### TO BE DONE
Pictures are not part of the copy; repeat everything else in the records exactly.

### RECORDS SHOWN
□ □ □ □ □
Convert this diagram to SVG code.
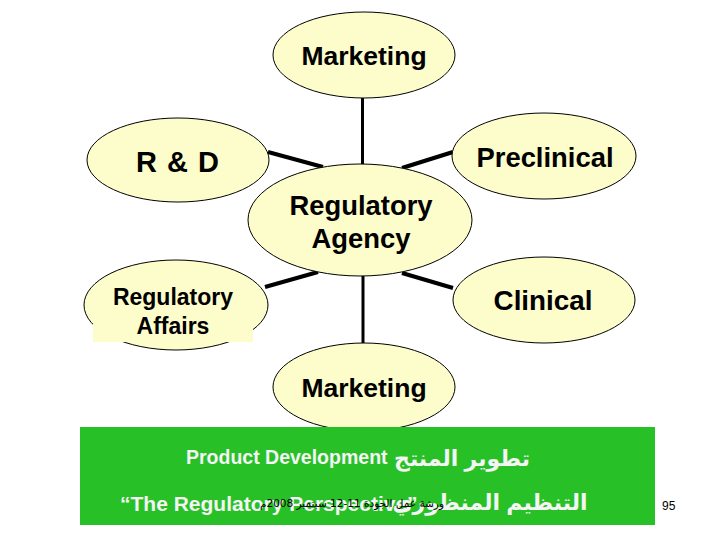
<svg xmlns="http://www.w3.org/2000/svg" width="720" height="540" viewBox="0 0 720 540">
<style>
.n{fill:#fdfccb;stroke:#000;stroke-width:1}
.t{font-family:"Liberation Sans",Arial,sans-serif;font-weight:bold;fill:#000;text-anchor:middle}
.c{stroke:#000;stroke-linecap:butt;fill:none}
.w{font-family:"Liberation Sans","DejaVu Sans",Arial,sans-serif;font-weight:bold;fill:#f4f4f4}
</style>
<rect width="720" height="540" fill="#fff"/>
<g id="connectors">
<line class="c" x1="362.5" y1="98" x2="362.5" y2="164" stroke-width="3"/>
<line class="c" x1="268" y1="152" x2="323" y2="167" stroke-width="4"/>
<line class="c" x1="402" y1="168" x2="453" y2="152" stroke-width="4"/>
<line class="c" x1="265" y1="287" x2="318" y2="272" stroke-width="4"/>
<line class="c" x1="402" y1="273" x2="453" y2="288" stroke-width="4"/>
<line class="c" x1="363" y1="276" x2="363" y2="343" stroke-width="3"/>
</g>
<g id="marketing-top">
<ellipse class="n" cx="364" cy="55" rx="91" ry="43"/>
<text class="t" x="364" y="65" font-size="26.5">Marketing</text>
</g>
<g id="rd">
<ellipse class="n" cx="178" cy="160" rx="91" ry="42"/>
<text class="t" x="178" y="172" font-size="29" letter-spacing="1">R &amp; D</text>
</g>
<g id="preclinical">
<ellipse class="n" cx="544" cy="156" rx="92" ry="43"/>
<text class="t" x="545" y="167" font-size="27.4">Preclinical</text>
</g>
<g id="regulatory-agency">
<ellipse class="n" cx="360" cy="220" rx="112" ry="56"/>
<text class="t" x="361" y="215" font-size="27.4">Regulatory</text>
<text class="t" x="361" y="248" font-size="27.4">Agency</text>
</g>
<g id="regulatory-affairs">
<ellipse class="n" cx="176" cy="305" rx="92" ry="45"/>
<rect x="93" y="318" width="160" height="24" fill="#fdfccb"/>
<text class="t" x="173" y="305" font-size="23">Regulatory</text>
<text class="t" x="173" y="334" font-size="23">Affairs</text>
</g>
<g id="clinical">
<ellipse class="n" cx="544" cy="300" rx="91" ry="43"/>
<text class="t" x="543" y="310" font-size="27.8">Clinical</text>
</g>
<g id="marketing-bottom">
<ellipse class="n" cx="364" cy="387" rx="91" ry="44"/>
<text class="t" x="364" y="397" font-size="26.5">Marketing</text>
</g>
<g id="banner">
<rect x="80" y="427" width="575" height="98" fill="#27c127"/>
<text class="w" x="186" y="464" font-size="19.5">Product Development</text>
<text class="w" x="462" y="466" font-size="22" text-anchor="middle" direction="rtl">تطوير المنتج</text>
<text class="w" x="120" y="511" font-size="21">“The Regulatory Perspective”</text>
<text class="w" x="490" y="510" font-size="22" text-anchor="middle" direction="rtl">التنظيم المنظوري</text>
<text x="352" y="507" font-size="10.5" font-family="'DejaVu Sans','Liberation Sans',sans-serif" fill="#000" text-anchor="middle" direction="rtl">ورشة عمل الجودة 11-12 سبتمبر 2008م</text>
</g>
<text x="662" y="510" font-size="12" font-family="'Liberation Sans',Arial,sans-serif" fill="#000">95</text>
</svg>
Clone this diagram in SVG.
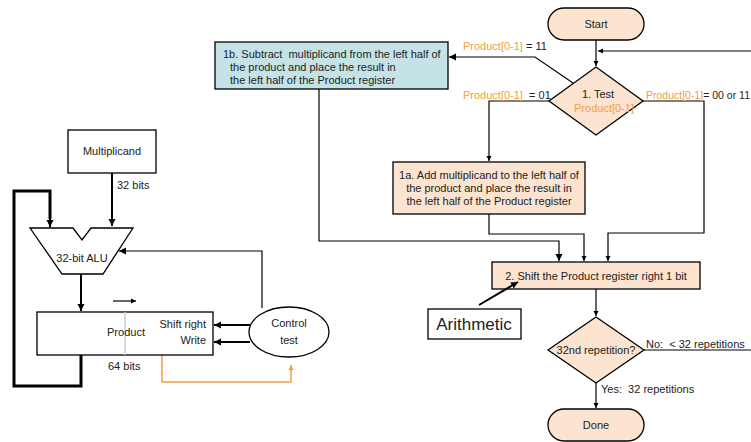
□ □ □ □ □
### THE RESULT
Convert this diagram to SVG code.
<svg xmlns="http://www.w3.org/2000/svg" width="720" height="540" viewBox="0 0 720 540">
<style>
.n{fill:#fdfccb;stroke:#000;stroke-width:1}
.t{font-family:"Liberation Sans",Arial,sans-serif;font-weight:bold;fill:#000;text-anchor:middle}
.c{stroke:#000;stroke-linecap:butt;fill:none}
.w{font-family:"Liberation Sans","DejaVu Sans",Arial,sans-serif;font-weight:bold;fill:#f4f4f4}
</style>
<rect width="720" height="540" fill="#fff"/>
<g id="connectors">
<line class="c" x1="362.5" y1="98" x2="362.5" y2="164" stroke-width="3"/>
<line class="c" x1="268" y1="152" x2="323" y2="167" stroke-width="4"/>
<line class="c" x1="402" y1="168" x2="453" y2="152" stroke-width="4"/>
<line class="c" x1="265" y1="287" x2="318" y2="272" stroke-width="4"/>
<line class="c" x1="402" y1="273" x2="453" y2="288" stroke-width="4"/>
<line class="c" x1="363" y1="276" x2="363" y2="343" stroke-width="3"/>
</g>
<g id="marketing-top">
<ellipse class="n" cx="364" cy="55" rx="91" ry="43"/>
<text class="t" x="364" y="65" font-size="26.5">Marketing</text>
</g>
<g id="rd">
<ellipse class="n" cx="178" cy="160" rx="91" ry="42"/>
<text class="t" x="178" y="172" font-size="29" letter-spacing="1">R &amp; D</text>
</g>
<g id="preclinical">
<ellipse class="n" cx="544" cy="156" rx="92" ry="43"/>
<text class="t" x="545" y="167" font-size="27.4">Preclinical</text>
</g>
<g id="regulatory-agency">
<ellipse class="n" cx="360" cy="220" rx="112" ry="56"/>
<text class="t" x="361" y="215" font-size="27.4">Regulatory</text>
<text class="t" x="361" y="248" font-size="27.4">Agency</text>
</g>
<g id="regulatory-affairs">
<ellipse class="n" cx="176" cy="305" rx="92" ry="45"/>
<rect x="93" y="318" width="160" height="24" fill="#fdfccb"/>
<text class="t" x="173" y="305" font-size="23">Regulatory</text>
<text class="t" x="173" y="334" font-size="23">Affairs</text>
</g>
<g id="clinical">
<ellipse class="n" cx="544" cy="300" rx="91" ry="43"/>
<text class="t" x="543" y="310" font-size="27.8">Clinical</text>
</g>
<g id="marketing-bottom">
<ellipse class="n" cx="364" cy="387" rx="91" ry="44"/>
<text class="t" x="364" y="397" font-size="26.5">Marketing</text>
</g>
<g id="banner">
<rect x="80" y="427" width="575" height="98" fill="#27c127"/>
<text class="w" x="186" y="464" font-size="19.5">Product Development</text>
<text class="w" x="462" y="466" font-size="22" text-anchor="middle" direction="rtl">تطوير المنتج</text>
<text class="w" x="120" y="511" font-size="21">“The Regulatory Perspective”</text>
<text class="w" x="490" y="510" font-size="22" text-anchor="middle" direction="rtl">التنظيم المنظوري</text>
<text x="352" y="507" font-size="10.5" font-family="'DejaVu Sans','Liberation Sans',sans-serif" fill="#000" text-anchor="middle" direction="rtl">ورشة عمل الجودة 11-12 سبتمبر 2008م</text>
</g>
<text x="662" y="510" font-size="12" font-family="'Liberation Sans',Arial,sans-serif" fill="#000">95</text>
</svg>
Clone this diagram in SVG.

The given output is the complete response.